* _Input for this task_:
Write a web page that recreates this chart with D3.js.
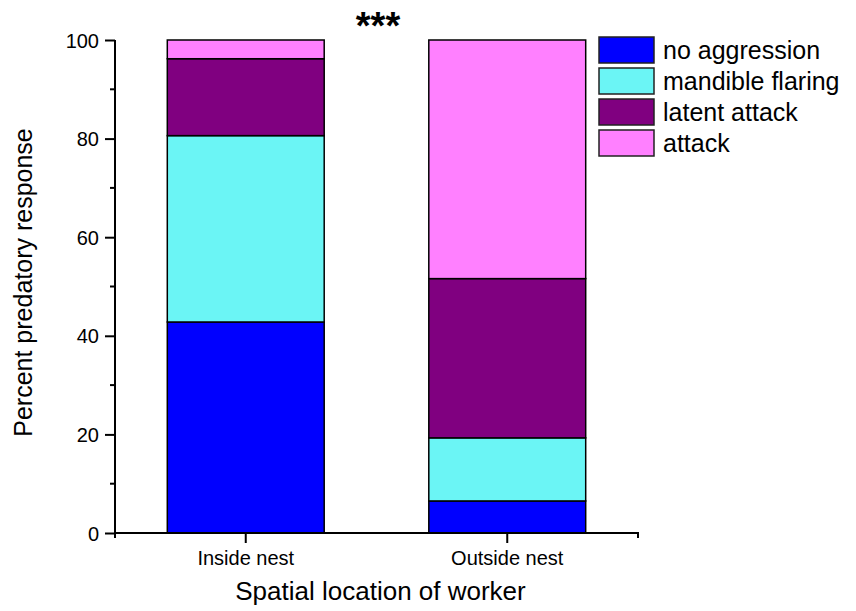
<!DOCTYPE html>
<html><head><meta charset="utf-8">
<script src="https://cdn.jsdelivr.net/npm/d3@7"></script>
<style>body{margin:0;background:#fff}svg{display:block}text{font-family:"Liberation Sans",Arial,sans-serif;fill:#000}</style>
</head><body>
<svg id="c" width="856" height="611"></svg>
<script>
const categories = ["Inside nest", "Outside nest"];
const seriesNames = ["no aggression", "mandible flaring", "latent attack", "attack"];
const noAggression = [42.8, 6.5];
const mandibleFlaring = [37.8, 12.8];
const latentAttack = [15.6, 32.3];
const attack = [3.8, 48.4];
const yTicks = [0, 20, 40, 60, 80, 100];
const yMinorTicks = [10, 30, 50, 70, 90];
const colors = ["#0000FF", "#6BF5F5", "#800080", "#FF80FF"];

const seriesValues = [noAggression, mandibleFlaring, latentAttack, attack];
const table = categories.map((c, i) => {
  const o = {cat: c};
  seriesNames.forEach((s, j) => o[s] = seriesValues[j][i]);
  return o;
});
const stacked = d3.stack().keys(seriesNames)(table);

const svg = d3.select("#c");
const x0 = 115, x1 = 638, yTop = 40, yBot = 533;
const x = d3.scaleBand().domain(categories).range([x0, x1]).paddingInner(0.4).paddingOuter(0.2);
const y = d3.scaleLinear().domain([0, 100]).range([yBot, yTop]);

// bars
svg.append("g").selectAll("g").data(stacked).join("g")
  .attr("fill", (d, i) => colors[i])
  .selectAll("rect").data(d => d).join("rect")
  .attr("x", d => x(d.data.cat))
  .attr("width", x.bandwidth())
  .attr("y", d => y(d[1]))
  .attr("height", d => y(d[0]) - y(d[1]))
  .attr("stroke", "#000").attr("stroke-width", 1.5);

// y axis
const yAxis = svg.append("g").attr("transform", `translate(${x0},0)`)
  .call(d3.axisLeft(y).tickValues(yTicks).tickSize(10).tickPadding(6).tickFormat(d3.format("d")));
yAxis.selectAll("text").style("font-size", "20px").attr("dy", "0.35em");
yAxis.append("g").selectAll("line").data(yMinorTicks).join("line")
  .attr("x1", -5).attr("x2", 0).attr("y1", d => y(d)).attr("y2", d => y(d))
  .attr("stroke", "#000").attr("stroke-width", 2);
yAxis.select(".domain").attr("d", `M0,${yBot}V${yTop}`);
yAxis.selectAll("line,path").attr("stroke", "#000").attr("stroke-width", 2);

// x axis
const xAxis = svg.append("g").attr("transform", `translate(0,${yBot})`)
  .call(d3.axisBottom(x).tickSize(10).tickPadding(8));
xAxis.select(".domain").attr("d", `M${x0},5V0H${x1}V5`);
xAxis.selectAll("line,path").attr("stroke", "#000").attr("stroke-width", 2).attr("fill", "none");
xAxis.selectAll("text").style("font-size", "20px");

// axis titles
svg.append("text").attr("x", (x0 + x1) / 2 + 4).attr("y", 600)
  .attr("text-anchor", "middle").style("font-size", "26px").text("Spatial location of worker");
svg.append("text").attr("transform", `translate(32,${(yTop + yBot) / 2 - 4}) rotate(-90)`)
  .attr("text-anchor", "middle").style("font-size", "25px").text("Percent predatory response");

// significance
svg.append("text").attr("x", 378).attr("y", 39).attr("text-anchor", "middle")
  .style("font-size", "38px").style("font-weight", "bold").text("***");

// legend
const lg = svg.append("g").attr("transform", "translate(599,37)");
const row = lg.selectAll("g").data(seriesNames).join("g")
  .attr("transform", (d, i) => `translate(0,${i * 31})`);
row.append("rect").attr("width", 55).attr("height", 26)
  .attr("fill", (d, i) => colors[i]).attr("stroke", "#222").attr("stroke-width", 1.5);
row.append("text").attr("x", 64).attr("y", 21.5).style("font-size", "25px").text(d => d);
</script>
</body></html>
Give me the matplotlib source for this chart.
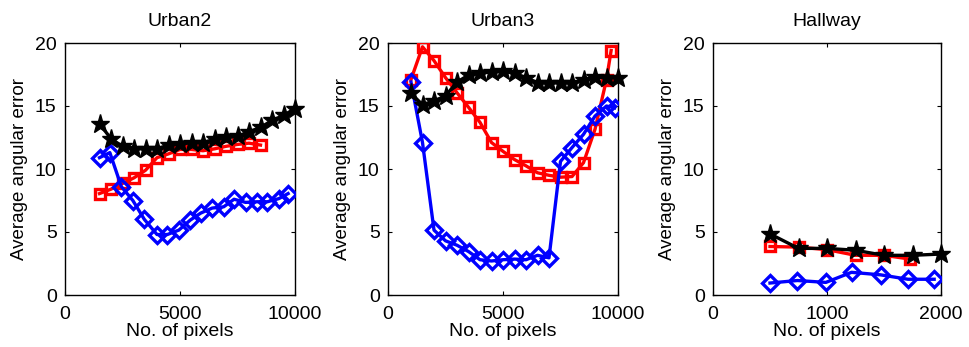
import numpy as np
import matplotlib.pyplot as plt

plt.rcParams['font.family'] = ['Liberation Sans', 'DejaVu Sans']

titles = ["Urban2", "Urban3", "Hallway"]
xlims = [10000, 10000, 2000]
xticks = [[0, 5000, 10000], [0, 5000, 10000], [0, 1000, 2000]]

# Urban2
u2_black_x = [1500, 2000, 2500, 3000, 3500, 4000, 4500, 5000, 5500, 6000,
              6500, 7000, 7500, 8000, 8500, 9000, 9500, 10000]
u2_black_y = [13.6, 12.4, 11.8, 11.6, 11.6, 11.6, 11.9, 12.0, 12.1, 12.1,
              12.35, 12.5, 12.6, 12.95, 13.3, 13.85, 14.25, 14.8]
u2_red_x = [1500, 2000, 2500, 3000, 3500, 4000, 4500, 5000, 5500, 6000,
            6500, 7000, 7500, 8000, 8500]
u2_red_y = [8.05, 8.4, 8.85, 9.3, 9.9, 10.9, 11.2, 11.55, 11.55, 11.45,
            11.6, 11.8, 11.95, 12.05, 11.9]
u2_blue_x = [1500, 1950, 2450, 2950, 3450, 4000, 4450, 4950, 5450, 5900,
             6400, 6900, 7350, 7850, 8350, 8800, 9300, 9700]
u2_blue_y = [10.9, 11.3, 8.6, 7.5, 6.0, 4.8, 4.8, 5.15, 5.95, 6.5,
             6.9, 7.0, 7.6, 7.35, 7.4, 7.4, 7.65, 8.05]

# Urban3
u3_black_x = [1000, 1500, 2000, 2500, 3000, 3500, 4000, 4500, 5000, 5500,
              6000, 6500, 7000, 7500, 8000, 8500, 9000, 9500, 10000]
u3_black_y = [16.0, 15.1, 15.4, 15.8, 16.9, 17.45, 17.6, 17.7, 17.75, 17.6,
              17.25, 16.85, 16.8, 16.85, 16.8, 17.05, 17.3, 17.25, 17.25]
u3_red_x = [1000, 1500, 2000, 2500, 3000, 3500, 4000, 4500, 5000, 5500,
            6000, 6500, 7000, 7500, 8000, 8500, 9000, 9500, 9700]
u3_red_y = [17.1, 19.7, 18.6, 17.25, 16.05, 14.9, 13.7, 12.1, 11.4, 10.75,
            10.25, 9.7, 9.5, 9.35, 9.4, 10.5, 13.15, 17.1, 19.4]
u3_blue_x = [1000, 1500, 2000, 2500, 3000, 3500, 4000, 4500, 5000, 5500,
             6000, 6500, 7000, 7500, 8000, 8500, 9000, 9500, 9850]
u3_blue_y = [16.9, 12.1, 5.15, 4.3, 3.95, 3.45, 2.8, 2.7, 2.8, 2.85,
             2.8, 3.15, 2.95, 10.6, 11.7, 12.75, 14.2, 15.0, 14.85]

# Hallway
hw_black_x = [500, 750, 1000, 1250, 1500, 1750, 2000]
hw_black_y = [4.85, 3.7, 3.7, 3.55, 3.15, 3.15, 3.25]
hw_red_x = [500, 750, 1000, 1250, 1500, 1730]
hw_red_y = [3.85, 3.8, 3.6, 3.15, 3.15, 2.85]
hw_blue_x = [500, 740, 990, 1215, 1470, 1710, 1940]
hw_blue_y = [0.95, 1.15, 1.0, 1.8, 1.6, 1.25, 1.25]

series = [
    [(u2_black_x, u2_black_y), (u2_red_x, u2_red_y), (u2_blue_x, u2_blue_y)],
    [(u3_black_x, u3_black_y), (u3_red_x, u3_red_y), (u3_blue_x, u3_blue_y)],
    [(hw_black_x, hw_black_y), (hw_red_x, hw_red_y), (hw_blue_x, hw_blue_y)],
]

fig = plt.figure(figsize=(9.69, 3.47), dpi=100)
lefts = [65 / 969, 388 / 969, 713 / 969]
widths = [230 / 969, 230 / 969, 228 / 969]
bottom = 52 / 347
height = 252 / 347

for i in range(3):
    ax = fig.add_axes([lefts[i], bottom, widths[i], height])
    (bx, by), (rx, ry), (ux, uy) = series[i]
    ax.plot(rx, ry, color='red', lw=2.4, marker='s', ms=7.5, mfc='none',
            mew=2.4, zorder=3)
    ax.plot(ux, uy, color='blue', lw=2.4, marker='D', ms=8, mfc='none',
            mew=2.4, zorder=3)
    ax.plot(bx, by, color='black', lw=2.4, marker='*', ms=14, zorder=4,
            clip_on=False)
    ax.set_xlim(0, xlims[i])
    ax.set_ylim(0, 20)
    ax.set_xticks(xticks[i])
    ax.set_yticks([0, 5, 10, 15, 20])
    ax.tick_params(direction='in', top=True, right=True, length=3,
                   labelsize=14, pad=6)
    ax.tick_params(axis='x', pad=8)
    ax.set_title(titles[i], fontsize=14, pad=12)
    ax.set_xlabel("No. of pixels", fontsize=14, labelpad=0)
    ax.set_ylabel("Average angular error", fontsize=13.5, labelpad=5)
    for s in ax.spines.values():
        s.set_linewidth(1)

fig.savefig("out.png", dpi=100)
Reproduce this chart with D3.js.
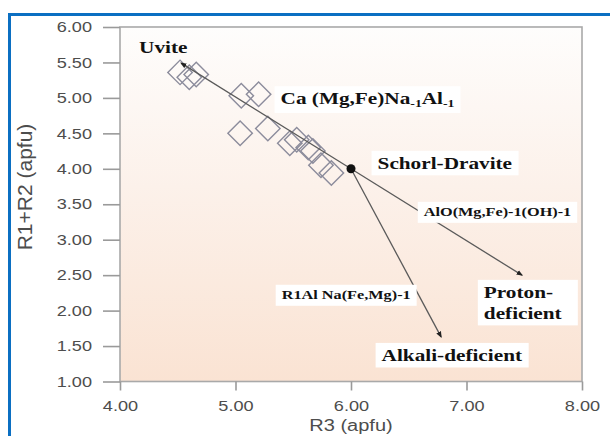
<!DOCTYPE html>
<html>
<head>
<meta charset="utf-8">
<script src="https://cdn.jsdelivr.net/npm/d3@7"></script>
<style>
  body { margin: 0; background: #fff; }
  svg { display: block; }
</style>
</head>
<body>
<div id="chart"></div>
<script>
      var w = 610;
      var h = 436;
      var sx = 1.25 // the source image is stretched sideways, text follows it

      // tourmaline analyses, R3 vs R1+R2 (apfu)
      var r3  = [4.52, 4.60, 4.66, 5.05, 5.20, 5.04, 5.28, 5.47, 5.53, 5.63, 5.67, 5.74, 5.83];
      var r12 = [5.36, 5.29, 5.33, 5.03, 5.05, 4.50, 4.57, 4.36, 4.41, 4.30, 4.25, 4.05, 3.94];

      // end members
      var endNames = ['Uvite', 'Schorl-Dravite', 'Proton-deficient', 'Alkali-deficient'];
      var endX = [4.53, 6.00, 7.48, 6.78];
      var endY = [5.49, 4.00, 2.50, 1.63];

      // exchange vectors start at Schorl-Dravite (index 1)
      var vecTo = [0, 2, 3];

      var xTicks = [4, 5, 6, 7, 8];
      var yTicks = [1, 1.5, 2, 2.5, 3, 3.5, 4, 4.5, 5, 5.5, 6];

      // annotation text, anchored in data units (left end of baseline)
      var noteText = ['Uvite', 'Ca (Mg,Fe)Na|-1|Al|-1', 'Schorl-Dravite', 'AlO(Mg,Fe)-1(OH)-1',
                      'R1Al Na(Fe,Mg)-1', 'Proton-', 'deficient', 'Alkali-deficient'];
      var noteX = [4.165, 5.39, 6.23, 6.63, 5.40, 7.15, 7.15, 6.265];
      var noteY = [5.63, 4.91, 4.00, 3.33, 2.16, 2.18, 1.885, 1.29];
      var noteSize = [17, 17, 17, 13, 13, 17, 17, 17];
      var noteBox = [false, true, true, true, true, true, false, true];

      var xScale = d3.scaleLinear().domain([4, 8]).range([120, 582]);
      var yScale = d3.scaleLinear().domain([1, 6]).range([381.5, 27]);

      var svg = d3.select("#chart")
            .append("svg")
            .attr("width", w)
            .attr("height", h);

      var defs = svg.append("defs");
      var grad = defs.append("linearGradient")
            .attr("id", "bg")
            .attr("x1", 0).attr("y1", 0).attr("x2", 0).attr("y2", 1);
      grad.append("stop").attr("offset", "0%").attr("stop-color", "#fefdfc");
      grad.append("stop").attr("offset", "45%").attr("stop-color", "#fcf1ea");
      grad.append("stop").attr("offset", "100%").attr("stop-color", "#fae3d3");

      defs.append("marker")
            .attr("id", "head")
            .attr("viewBox", "0 0 10 10")
            .attr("refX", 8).attr("refY", 5)
            .attr("markerWidth", 5).attr("markerHeight", 5)
            .attr("orient", "auto")
          .append("path")
            .attr("d", "M0,1 L10,5 L0,9 Z")
            .attr("fill", "#222");

      // blue frame around the figure
      svg.append("line").attr("x1", 8).attr("x2", w).attr("y1", 14.5).attr("y2", 14.5)
         .attr("stroke", "#0b6fc2").attr("stroke-width", 3);
      svg.append("line").attr("x1", 9.5).attr("x2", 9.5).attr("y1", 13).attr("y2", h)
         .attr("stroke", "#0b6fc2").attr("stroke-width", 3);

      //plot area
      svg.append("rect")
         .attr("x", xScale(4)).attr("y", yScale(6))
         .attr("width", xScale(8) - xScale(4))
         .attr("height", yScale(1) - yScale(6))
         .attr("fill", "url(#bg)")
         .attr("stroke", "#a9a9a9")
         .attr("stroke-width", 1.6);

      //axes
      var xAxis = d3.axisBottom(xScale)
                    .tickValues(xTicks)
                    .tickSize(9)
                    .tickPadding(10)
                    .tickFormat(d3.format(".2f"));
      var yAxis = d3.axisLeft(yScale)
                    .tickValues(yTicks)
                    .tickSize(17)
                    .tickPadding(11)
                    .tickFormat(d3.format(".2f"));

      var gx = svg.append("g")
         .attr("transform", "translate(0," + yScale(1) + ")")
         .call(xAxis);
      var gy = svg.append("g")
         .attr("transform", "translate(" + xScale(4) + ",0)")
         .call(yAxis);

      [gx, gy].forEach(function(g) {
        g.select(".domain").remove();
        g.selectAll(".tick line").attr("stroke", "#9a9a9a").attr("stroke-width", 1.6);
        g.selectAll(".tick text")
         .attr("fill", "#4d4d4d")
         .style("font-family", "'Liberation Sans', Arial, sans-serif")
         .style("font-size", "14.5px");
      });
      gx.selectAll(".tick text").attr("transform", "scale(" + sx + ",1)");
      gy.selectAll(".tick text").attr("x", -28 / sx).attr("transform", "scale(" + sx + ",1)");

      svg.append("text")
         .attr("transform", "translate(" + 351 + ",431) scale(" + sx + ",1)")
         .attr("text-anchor", "middle")
         .attr("fill", "#4d4d4d")
         .style("font-family", "'Liberation Sans', Arial, sans-serif")
         .style("font-size", "16px")
         .text("R3 (apfu)");

      svg.append("text")
         .attr("transform", "translate(32,187) rotate(-90)")
         .attr("text-anchor", "middle")
         .attr("fill", "#4d4d4d")
         .style("font-family", "'Liberation Sans', Arial, sans-serif")
         .style("font-size", "21px")
         .text("R1+R2 (apfu)");

      //data points
      var pts = r3.map(function(d, i) { return [d, r12[i]]; });
      svg.selectAll("path.pt")
         .data(pts)
         .enter()
         .append("path")
         .attr("class", "pt")
         .attr("d", d3.symbol().type(d3.symbolSquare).size(300))
         .attr("transform", function(d) {
            return "translate(" + xScale(d[0]) + "," + yScale(d[1]) + ") rotate(45)";
         })
         .attr("fill", "none")
         .attr("stroke", "#8c8c9c")
         .attr("stroke-width", 1.4);

      //exchange vectors
      svg.selectAll("line.vec")
         .data(vecTo)
         .enter()
         .append("line")
         .attr("class", "vec")
         .attr("x1", xScale(endX[1]))
         .attr("y1", yScale(endY[1]))
         .attr("x2", function(d) { return xScale(endX[d]); })
         .attr("y2", function(d) { return yScale(endY[d]); })
         .attr("stroke", "#5a5a5a")
         .attr("stroke-width", 1.3)
         .attr("marker-end", "url(#head)");

      svg.append("circle")
         .attr("cx", xScale(endX[1]))
         .attr("cy", yScale(endY[1]))
         .attr("r", 4.5)
         .attr("fill", "#111");

      //labels
      var notes = svg.selectAll("g.note")
         .data(noteText)
         .enter()
         .append("g")
         .attr("class", "note");

      notes.each(function(d, i) {
        var g = d3.select(this);
        var box = g.append("rect").attr("fill", "#fff");
        var t = g.append("text")
           .attr("transform", "translate(" + xScale(noteX[i]) + "," + yScale(noteY[i]) + ") scale(" + sx + ",1)")
           .attr("fill", "#111")
           .style("font-family", "'Liberation Serif', 'Times New Roman', serif")
           .style("font-weight", "bold")
           .style("font-size", noteSize[i] + "px");
        var parts = d.split("|");
        parts.forEach(function(p, k) {
          var sp = t.append("tspan").text(p);
          if (k % 2 == 1) sp.style("font-size", "11px").attr("dy", 3);
          else if (k > 0) sp.attr("dy", -3);
        });
        if (noteBox[i]) {
          var bb = t.node().getBBox();
          var px = 6;
          var extra = (i == 5) ? 21 : 0;   // "Proton-" box also covers its second line
          box.attr("x", xScale(noteX[i]) + bb.x * sx - px)
             .attr("y", yScale(noteY[i]) + bb.y - 3)
             .attr("width", (i == 5 ? 88 : bb.width * sx) + 2 * px)
             .attr("height", bb.height + 6 + extra);
        } else {
          box.remove();
        }
      });
</script>
</body>
</html>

* _Task prompt_:
Copy the part that starts at the line with "Reproduce this chart with D3.js." and finishes at the line with "4.25, 4.05, 3.94];", both included, and nothing more. Pictures are left out.

* _Correct response_:
Reproduce this chart with D3.js.
<!DOCTYPE html>
<html>
<head>
<meta charset="utf-8">
<script src="https://cdn.jsdelivr.net/npm/d3@7"></script>
<style>
  body { margin: 0; background: #fff; }
  svg { display: block; }
</style>
</head>
<body>
<div id="chart"></div>
<script>
      var w = 610;
      var h = 436;
      var sx = 1.25 // the source image is stretched sideways, text follows it

      // tourmaline analyses, R3 vs R1+R2 (apfu)
      var r3  = [4.52, 4.60, 4.66, 5.05, 5.20, 5.04, 5.28, 5.47, 5.53, 5.63, 5.67, 5.74, 5.83];
      var r12 = [5.36, 5.29, 5.33, 5.03, 5.05, 4.50, 4.57, 4.36, 4.41, 4.30, 4.25, 4.05, 3.94];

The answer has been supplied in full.